Just under half of Swaab’s lawyers are female, with four of the firm’s 15 partners women.

While Swaab has embraced flexible work arrangements, it has not looked to ditch timesheets as a way of measuring the productivity of its lawyers. Unlike firms such as Marque Lawyers and Bowen Buchbinder Vilensky Lawyers in Perth, Pott believes that timesheets still provide a useful mechanism by which to measure an employee’s effectiveness and also to charge clients.

“I can’t see the profession moving away from timesheets anytime soon; they have been around for so long,” she said. “In recent years we have gone to great lengths to provide really innovative solutions for clients – almost providing a menu of options for them.  Realistically there are probably 20 or 25 ways to structure the pricing on a matter.”
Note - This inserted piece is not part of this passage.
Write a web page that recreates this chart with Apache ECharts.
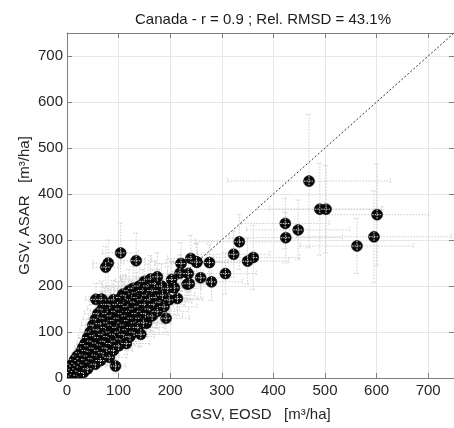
<!DOCTYPE html>
<html>
<head>
<meta charset="utf-8">
<script src="https://cdn.jsdelivr.net/npm/echarts@6/dist/echarts.min.js"></script>
<style>
html,body{margin:0;padding:0;background:#fff;}
#chart{width:454px;height:428px;}
</style>
</head>
<body>
<div id="chart"></div>
<script>
const titleText = "Canada - r = 0.9 ; Rel. RMSD = 43.1%";
const xName = "GSV, EOSD   [m\u00b3/ha]";
const yName = "GSV, ASAR   [m\u00b3/ha]";
const tickValues = [0, 100, 200, 300, 400, 500, 600, 700];

// GSV from EOSD (x), GSV from ASAR (y), and error half-widths
const gsvEOSD = [
  469,490,502,601,595,562,423,448,424,334,323,361,350,307,276,252,259,280,
  104,134,80,75,108,68,56,66,94,221,240,251,219,235,233,203,208,214,192,154,237,
  2,4,5,6,8,8,10,10,12,12,14,15,15,17,18,20,20,22,22,24,
  25,26,28,28,30,30,32,33,35,35,37,38,40,40,42,43,45,45,47,48,50,50,
  52,53,55,55,57,58,60,60,62,63,65,65,67,68,70,70,72,73,75,75,
  77,78,80,80,82,83,85,85,87,88,90,90,92,93,95,95,97,98,100,100,
  102,103,105,105,107,108,110,110,112,113,115,115,117,118,120,120,122,123,125,125,
  127,128,130,130,132,133,135,135,137,138,140,140,142,143,145,145,147,148,150,150,
  152,155,157,160,160,162,165,165,168,170,172,175,175,178,180,183,185,188,195,198
];
const gsvASAR = [
  428,367,367,355,307,287,336,322,305,296,269,262,254,227,251,252,218,209,
  272,255,250,241,182,171,171,171,26,249,260,252,228,227,204,214,196,173,130,119,205,
  3,8,2,15,5,22,12,30,4,18,26,8,40,14,32,20,48,6,28,38,
  15,55,24,42,33,65,12,50,28,75,40,60,20,88,48,70,35,100,58,80,42,115,
  65,92,30,128,50,76,105,140,60,88,38,118,72,150,95,55,130,80,110,160,
  65,140,90,120,45,160,100,75,135,115,60,170,95,125,145,80,110,160,130,70,
  100,150,85,175,120,140,95,160,115,180,135,75,105,155,125,190,90,145,170,110,
  130,195,100,150,165,120,140,185,110,175,155,200,130,95,170,145,190,120,160,210,
  140,180,200,150,170,215,135,190,160,205,175,145,220,190,165,200,180,155,195,170
];
const errEOSD = [
  158,120,110,100,150,110,85,100,110,85,70,90,80,60,70,60,55,60,
  35,30,30,25,30,25,20,20,20,50,45,50,45,40,45,40,40,40,45,35,40,
  3,4,4,5,5,6,6,7,7,7,8,8,9,9,10,10,11,11,12,12,
  12,13,13,14,14,15,15,15,16,16,17,17,18,18,18,19,19,20,20,21,21,22,
  22,23,23,24,24,25,25,26,26,27,27,28,28,29,29,30,30,31,31,32,
  32,33,33,34,34,35,35,35,36,36,37,37,38,38,38,39,39,40,40,40,
  41,41,42,42,42,43,43,44,44,44,45,45,45,46,46,47,47,47,48,48,
  48,49,49,50,50,50,51,51,52,52,52,53,53,53,54,54,55,55,55,56,
  56,57,57,58,58,58,59,59,60,60,60,61,61,62,62,63,63,64,65,66
];
const errASAR = [
  145,100,95,110,100,60,55,65,55,60,50,70,50,45,40,40,45,40,
  65,60,50,45,40,40,35,35,15,45,50,40,40,40,35,40,35,35,30,30,35,
  4,6,3,8,5,10,7,12,4,9,11,6,15,8,13,10,17,5,12,15,
  9,19,11,16,14,21,8,18,12,23,16,20,10,26,18,22,14,28,20,24,16,31,
  21,26,12,34,18,23,29,36,20,26,14,32,22,38,27,19,34,24,30,40,
  21,36,26,32,16,40,28,23,35,31,20,42,27,33,37,24,30,40,34,22,
  28,38,25,43,32,36,27,40,31,44,35,23,29,39,33,46,26,37,42,30,
  34,47,28,38,41,32,36,45,30,43,39,48,34,27,42,37,46,32,40,50,
  36,44,48,38,42,51,35,46,40,49,43,37,52,46,41,48,44,39,47,42
];

const pts = gsvEOSD.map((x, i) => [x, gsvASAR[i], errEOSD[i], errASAR[i]]);
const oneToOne = [[0, 0], [750, 750]];

const chart = echarts.init(document.getElementById('chart'), null, {renderer: 'canvas'});
const FONT = 'Liberation Sans, Arial, sans-serif';
const axisGray = '#7f7f7f';
const labelCol = '#262626';
const FS = 15;

function fmt(v) { return tickValues.indexOf(v) >= 0 ? String(v) : ''; }

chart.setOption({
  backgroundColor: '#ffffff',
  animation: false,
  title: {
    text: titleText,
    left: 258,
    top: 7,
    textAlign: 'center',
    textStyle: {fontFamily: FONT, fontSize: FS, fontWeight: 'normal', color: '#1a1a1a'}
  },
  grid: {left: 67, right: -8, top: 33, bottom: 50, containLabel: false},
  xAxis: [{
    type: 'value', min: 0, max: 750, interval: 100, position: 'bottom',
    name: xName, nameLocation: 'middle', nameGap: 29, nameMoveOverlap: false,
    nameTextStyle: {fontFamily: FONT, fontSize: FS, color: labelCol},
    axisLine: {show: true, onZero: false, lineStyle: {color: axisGray, width: 1}},
    axisTick: {show: true, inside: true, length: 5, lineStyle: {color: axisGray}},
    axisLabel: {formatter: fmt, fontFamily: FONT, fontSize: FS, color: labelCol, margin: 5, showMaxLabel: false},
    splitLine: {show: true, lineStyle: {color: '#e6e6e6', width: 1}}
  }, {
    type: 'value', min: 0, max: 750, interval: 100, position: 'top',
    axisLine: {show: true, onZero: false, lineStyle: {color: axisGray, width: 1}},
    axisTick: {show: true, inside: true, length: 5, lineStyle: {color: axisGray}},
    axisLabel: {show: false}, splitLine: {show: false}
  }],
  yAxis: [{
    type: 'value', min: 0, max: 750, interval: 100, position: 'left',
    name: yName, nameLocation: 'middle', nameGap: 35, nameMoveOverlap: false,
    nameTextStyle: {fontFamily: FONT, fontSize: FS, color: labelCol},
    axisLine: {show: true, onZero: false, lineStyle: {color: axisGray, width: 1}},
    axisTick: {show: true, inside: true, length: 5, lineStyle: {color: axisGray}},
    axisLabel: {formatter: fmt, fontFamily: FONT, fontSize: FS, color: labelCol, margin: 4, showMaxLabel: false},
    splitLine: {show: true, lineStyle: {color: '#e6e6e6', width: 1}}
  }, {
    type: 'value', min: 0, max: 750, interval: 100, position: 'right',
    axisLine: {show: true, onZero: false, lineStyle: {color: axisGray, width: 1}},
    axisTick: {show: true, inside: true, length: 5, lineStyle: {color: axisGray}},
    axisLabel: {show: false}, splitLine: {show: false}
  }],
  series: [{
    type: 'custom', data: pts, clip: true, z: 2, silent: true,
    renderItem: function (params, api) {
      const x = api.value(0), y = api.value(1), ex = api.value(2), ey = api.value(3);
      const c = api.coord([x, y]);
      const l = api.coord([x - ex, y]);
      const r = api.coord([x + ex, y]);
      const b = api.coord([x, y - ey]);
      const t = api.coord([x, y + ey]);
      const cap = 3;
      const style = {stroke: '#cdcdcd', lineWidth: 1, lineDash: [1.5, 1.5], fill: null};
      const seg = (x1, y1, x2, y2) => ({type: 'line', shape: {x1, y1, x2, y2}, style});
      return {type: 'group', children: [
        seg(l[0], c[1], r[0], c[1]),
        seg(l[0], c[1] - cap, l[0], c[1] + cap),
        seg(r[0], c[1] - cap, r[0], c[1] + cap),
        seg(c[0], t[1], c[0], b[1]),
        seg(c[0] - cap, t[1], c[0] + cap, t[1]),
        seg(c[0] - cap, b[1], c[0] + cap, b[1])
      ]};
    }
  }, {
    type: 'line', data: oneToOne, symbol: 'none', silent: true, z: 3,
    lineStyle: {color: '#333', width: 1, type: [2, 2]}
  }, {
    type: 'custom', data: pts, clip: true, z: 4, silent: true,
    renderItem: function (params, api) {
      const c = api.coord([api.value(0), api.value(1)]);
      const h = 5;
      const style = {stroke: '#d8d8d8', lineWidth: 1, lineDash: [1.5, 1], fill: null};
      return {type: 'group', children: [
        {type: 'circle', shape: {cx: c[0], cy: c[1], r: 5.5}, style: {fill: '#080808', stroke: '#000', lineWidth: 0.5}},
        {type: 'line', shape: {x1: c[0] - h, y1: c[1], x2: c[0] + h, y2: c[1]}, style},
        {type: 'line', shape: {x1: c[0], y1: c[1] - h, x2: c[0], y2: c[1] + h}, style}
      ]};
    }
  }]
});
</script>
</body>
</html>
“It's always a matter of calculating risk.  A familiar matter you have a lot of experience with is easier to offer an absolute fixed price on.  Outside that, it can be difficult unless the client accepts a fixed price will have rigid parameters and allow variations.” 

Despite increasing calls for alternate fee arrangements in many quarters, Pott believes that “some clients don’t have an appetite for absolute fixed prices on complex matters”.

“Clients are smart enough to know that in a fixed price you will build in a profit margin and then build in some fat in case things don't go to plan,” she said. “I tell clients that if they want an absolute fixed price we can do that for them, but it's going to be on the pessimistic pricing side. 

We've had clients say, ‘well, then you will put an extra margin in the quote’, and the response is ‘well, yes, otherwise the risk is all ours’.